И надо поставить там памятник, как поставили памятник Тимирязеву в конце бульвара, или, например, Алексею Толстому.
Вот как можно улицу Станиславского переименовать обратно в Леонтьевский переулок? Кто такой Леонтьев, чего Леонтьев, кому Леонтьев?! А Станиславский и Немирович — Данченко, улицу которого, кстати, тоже переименовали обратно, они же перевернули театральное искусство всего мира. Они сделали открытие, ну ей — богу, не меньше, чем открытие Эйнштейна или хотя бы Павлова Ивана Петровича. Почему нужно было менять названия на какие‑то неведомые нам старинные? Из уважения к нашей старине? Но, простите, разве не заслуживает уважения наша реальность, в которой мы жили?
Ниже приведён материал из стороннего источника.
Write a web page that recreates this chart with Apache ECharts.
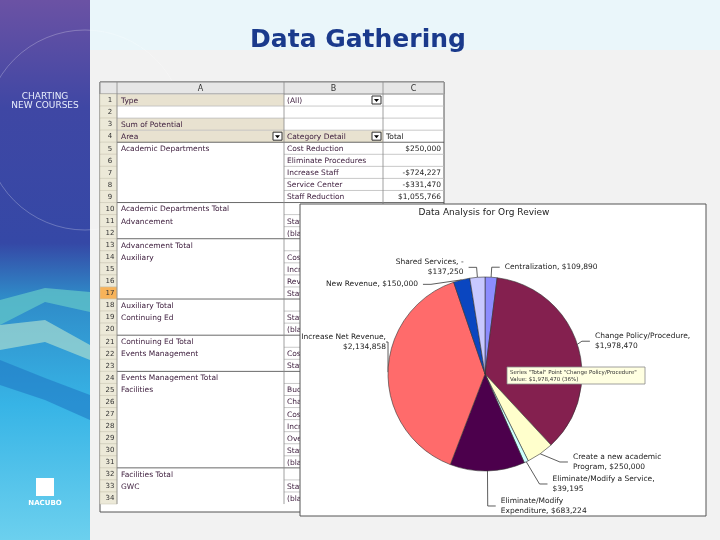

Мы тоже хотим, чтобы она была запечатлена. Улица Ермоловой, улица Хмелева, улица Остужева — это все великие люди, которые жили в нашу эпоху. Оставьте их, пожалуйста, на своем месте, оставьте. Знаете, когда ничего не могут придумать нового, козыряют чем‑то старым.
А мы вот так теряем свою культуру, забываем, кто у нас когда был и кто делал нас людьми.
Эти люди, великие люди, формировали наше сознание, они нашу душу формировали.
Что о Качалове еще вспомнить? Все, что я видел и что я слышал в его исполнении, все было удивительно, все было замечательно, все было, как говорится, оттуда, из той сферы, где витает человеческий дух.
Вот еще что я хотел бы вспомнить о Качалове. В 38–м году Художественный театр праздновал свое 40–летие. И мне посчастливилось побывать на двух спектаклях: «Царь Федор Иоаннович» в первом, как говорится, издании с Москвиным в главной роли и «Горе от ума» — в роли Чацкого Василий Иванович Качалов.
По записке администратора Ф. Михальского мне удалось проникнуть в театр. Мест на ступеньках, где обычно мы, студенты театральных училищ, сидели, уже не было. И я встал на колени у барьера между проходами. И весь спектакль «Горе от ума» я выстоял на коленях.